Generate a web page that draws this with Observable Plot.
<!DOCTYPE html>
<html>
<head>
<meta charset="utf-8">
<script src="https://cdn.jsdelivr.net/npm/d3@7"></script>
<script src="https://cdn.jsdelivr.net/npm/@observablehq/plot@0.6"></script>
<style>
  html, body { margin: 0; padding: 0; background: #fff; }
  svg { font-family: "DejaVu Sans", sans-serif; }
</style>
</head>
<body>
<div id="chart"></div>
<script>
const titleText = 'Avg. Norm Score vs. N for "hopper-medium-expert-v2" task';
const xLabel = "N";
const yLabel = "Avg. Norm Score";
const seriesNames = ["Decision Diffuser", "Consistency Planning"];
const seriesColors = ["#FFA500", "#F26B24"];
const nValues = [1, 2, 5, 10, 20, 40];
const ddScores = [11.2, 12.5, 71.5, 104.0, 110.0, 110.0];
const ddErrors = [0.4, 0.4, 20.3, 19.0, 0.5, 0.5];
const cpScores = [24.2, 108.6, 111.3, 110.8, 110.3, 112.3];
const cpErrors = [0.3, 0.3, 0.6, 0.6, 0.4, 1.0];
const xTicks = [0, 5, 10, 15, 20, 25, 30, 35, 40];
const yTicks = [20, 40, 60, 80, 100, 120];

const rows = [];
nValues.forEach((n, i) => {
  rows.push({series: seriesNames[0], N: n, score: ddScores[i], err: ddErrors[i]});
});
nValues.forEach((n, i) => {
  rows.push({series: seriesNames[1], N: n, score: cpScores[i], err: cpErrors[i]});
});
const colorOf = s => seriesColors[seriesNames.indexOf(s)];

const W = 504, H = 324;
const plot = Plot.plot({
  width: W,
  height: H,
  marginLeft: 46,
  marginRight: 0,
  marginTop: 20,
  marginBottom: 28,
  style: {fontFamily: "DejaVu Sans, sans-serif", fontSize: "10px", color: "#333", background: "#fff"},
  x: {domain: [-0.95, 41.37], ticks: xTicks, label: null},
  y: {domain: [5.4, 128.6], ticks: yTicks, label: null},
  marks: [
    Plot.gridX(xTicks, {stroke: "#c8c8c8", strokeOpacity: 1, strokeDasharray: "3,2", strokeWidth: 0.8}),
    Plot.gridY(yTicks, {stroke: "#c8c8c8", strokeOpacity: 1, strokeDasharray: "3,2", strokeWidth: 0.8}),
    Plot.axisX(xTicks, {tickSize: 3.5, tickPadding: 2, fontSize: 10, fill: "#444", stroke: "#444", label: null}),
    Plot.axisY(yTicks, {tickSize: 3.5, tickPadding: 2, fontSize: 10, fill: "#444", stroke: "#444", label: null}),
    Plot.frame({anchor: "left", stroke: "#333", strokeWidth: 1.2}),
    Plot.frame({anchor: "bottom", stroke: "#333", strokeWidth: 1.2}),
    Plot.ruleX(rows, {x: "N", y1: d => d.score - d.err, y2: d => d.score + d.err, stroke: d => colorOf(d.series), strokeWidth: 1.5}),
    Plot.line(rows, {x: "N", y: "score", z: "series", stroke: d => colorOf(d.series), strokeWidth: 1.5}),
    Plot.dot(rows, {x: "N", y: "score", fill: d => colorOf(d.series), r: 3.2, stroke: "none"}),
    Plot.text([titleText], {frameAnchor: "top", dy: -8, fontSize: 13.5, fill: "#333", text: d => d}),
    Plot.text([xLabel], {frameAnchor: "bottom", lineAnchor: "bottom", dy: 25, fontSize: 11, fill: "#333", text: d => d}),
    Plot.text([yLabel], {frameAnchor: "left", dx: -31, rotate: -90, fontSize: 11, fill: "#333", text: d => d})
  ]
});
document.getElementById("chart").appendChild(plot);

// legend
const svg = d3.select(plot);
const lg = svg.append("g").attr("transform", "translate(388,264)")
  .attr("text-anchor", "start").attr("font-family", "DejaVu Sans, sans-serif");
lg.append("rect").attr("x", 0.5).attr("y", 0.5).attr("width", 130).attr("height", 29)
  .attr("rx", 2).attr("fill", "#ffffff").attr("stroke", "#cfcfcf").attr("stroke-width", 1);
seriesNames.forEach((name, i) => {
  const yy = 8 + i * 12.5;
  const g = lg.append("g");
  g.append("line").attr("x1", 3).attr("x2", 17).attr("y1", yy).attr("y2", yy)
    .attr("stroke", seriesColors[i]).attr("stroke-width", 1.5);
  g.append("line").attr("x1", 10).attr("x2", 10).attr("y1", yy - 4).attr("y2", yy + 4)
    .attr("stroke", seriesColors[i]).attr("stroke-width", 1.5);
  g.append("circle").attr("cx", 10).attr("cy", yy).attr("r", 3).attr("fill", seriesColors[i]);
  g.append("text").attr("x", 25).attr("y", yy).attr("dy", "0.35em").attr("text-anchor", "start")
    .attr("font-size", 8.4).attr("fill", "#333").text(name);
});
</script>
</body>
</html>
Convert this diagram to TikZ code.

- - -

### Task instructions
Give the data again, exactly as it stands.

### Solution to this exercise
Generate a web page that draws this with Observable Plot.
<!DOCTYPE html>
<html>
<head>
<meta charset="utf-8">
<script src="https://cdn.jsdelivr.net/npm/d3@7"></script>
<script src="https://cdn.jsdelivr.net/npm/@observablehq/plot@0.6"></script>
<style>
  html, body { margin: 0; padding: 0; background: #fff; }
  svg { font-family: "DejaVu Sans", sans-serif; }
</style>
</head>
<body>
<div id="chart"></div>
<script>
const titleText = 'Avg. Norm Score vs. N for "hopper-medium-expert-v2" task';
const xLabel = "N";
const yLabel = "Avg. Norm Score";
const seriesNames = ["Decision Diffuser", "Consistency Planning"];
const seriesColors = ["#FFA500", "#F26B24"];
const nValues = [1, 2, 5, 10, 20, 40];
const ddScores = [11.2, 12.5, 71.5, 104.0, 110.0, 110.0];
const ddErrors = [0.4, 0.4, 20.3, 19.0, 0.5, 0.5];
const cpScores = [24.2, 108.6, 111.3, 110.8, 110.3, 112.3];
const cpErrors = [0.3, 0.3, 0.6, 0.6, 0.4, 1.0];
const xTicks = [0, 5, 10, 15, 20, 25, 30, 35, 40];
const yTicks = [20, 40, 60, 80, 100, 120];

const rows = [];
nValues.forEach((n, i) => {
  rows.push({series: seriesNames[0], N: n, score: ddScores[i], err: ddErrors[i]});
});
nValues.forEach((n, i) => {
  rows.push({series: seriesNames[1], N: n, score: cpScores[i], err: cpErrors[i]});
});
const colorOf = s => seriesColors[seriesNames.indexOf(s)];

const W = 504, H = 324;
const plot = Plot.plot({
  width: W,
  height: H,
  marginLeft: 46,
  marginRight: 0,
  marginTop: 20,
  marginBottom: 28,
  style: {fontFamily: "DejaVu Sans, sans-serif", fontSize: "10px", color: "#333", background: "#fff"},
  x: {domain: [-0.95, 41.37], ticks: xTicks, label: null},
  y: {domain: [5.4, 128.6], ticks: yTicks, label: null},
  marks: [
    Plot.gridX(xTicks, {stroke: "#c8c8c8", strokeOpacity: 1, strokeDasharray: "3,2", strokeWidth: 0.8}),
    Plot.gridY(yTicks, {stroke: "#c8c8c8", strokeOpacity: 1, strokeDasharray: "3,2", strokeWidth: 0.8}),
    Plot.axisX(xTicks, {tickSize: 3.5, tickPadding: 2, fontSize: 10, fill: "#444", stroke: "#444", label: null}),
    Plot.axisY(yTicks, {tickSize: 3.5, tickPadding: 2, fontSize: 10, fill: "#444", stroke: "#444", label: null}),
    Plot.frame({anchor: "left", stroke: "#333", strokeWidth: 1.2}),
    Plot.frame({anchor: "bottom", stroke: "#333", strokeWidth: 1.2}),
    Plot.ruleX(rows, {x: "N", y1: d => d.score - d.err, y2: d => d.score + d.err, stroke: d => colorOf(d.series), strokeWidth: 1.5}),
    Plot.line(rows, {x: "N", y: "score", z: "series", stroke: d => colorOf(d.series), strokeWidth: 1.5}),
    Plot.dot(rows, {x: "N", y: "score", fill: d => colorOf(d.series), r: 3.2, stroke: "none"}),
    Plot.text([titleText], {frameAnchor: "top", dy: -8, fontSize: 13.5, fill: "#333", text: d => d}),
    Plot.text([xLabel], {frameAnchor: "bottom", lineAnchor: "bottom", dy: 25, fontSize: 11, fill: "#333", text: d => d}),
    Plot.text([yLabel], {frameAnchor: "left", dx: -31, rotate: -90, fontSize: 11, fill: "#333", text: d => d})
  ]
});
document.getElementById("chart").appendChild(plot);

// legend
const svg = d3.select(plot);
const lg = svg.append("g").attr("transform", "translate(388,264)")
  .attr("text-anchor", "start").attr("font-family", "DejaVu Sans, sans-serif");
lg.append("rect").attr("x", 0.5).attr("y", 0.5).attr("width", 130).attr("height", 29)
  .attr("rx", 2).attr("fill", "#ffffff").attr("stroke", "#cfcfcf").attr("stroke-width", 1);
seriesNames.forEach((name, i) => {
  const yy = 8 + i * 12.5;
  const g = lg.append("g");
  g.append("line").attr("x1", 3).attr("x2", 17).attr("y1", yy).attr("y2", yy)
    .attr("stroke", seriesColors[i]).attr("stroke-width", 1.5);
  g.append("line").attr("x1", 10).attr("x2", 10).attr("y1", yy - 4).attr("y2", yy + 4)
    .attr("stroke", seriesColors[i]).attr("stroke-width", 1.5);
  g.append("circle").attr("cx", 10).attr("cy", yy).attr("r", 3).attr("fill", seriesColors[i]);
  g.append("text").attr("x", 25).attr("y", yy).attr("dy", "0.35em").attr("text-anchor", "start")
    .attr("font-size", 8.4).attr("fill", "#333").text(name);
});
</script>
</body>
</html>
Convert this diagram to TikZ code.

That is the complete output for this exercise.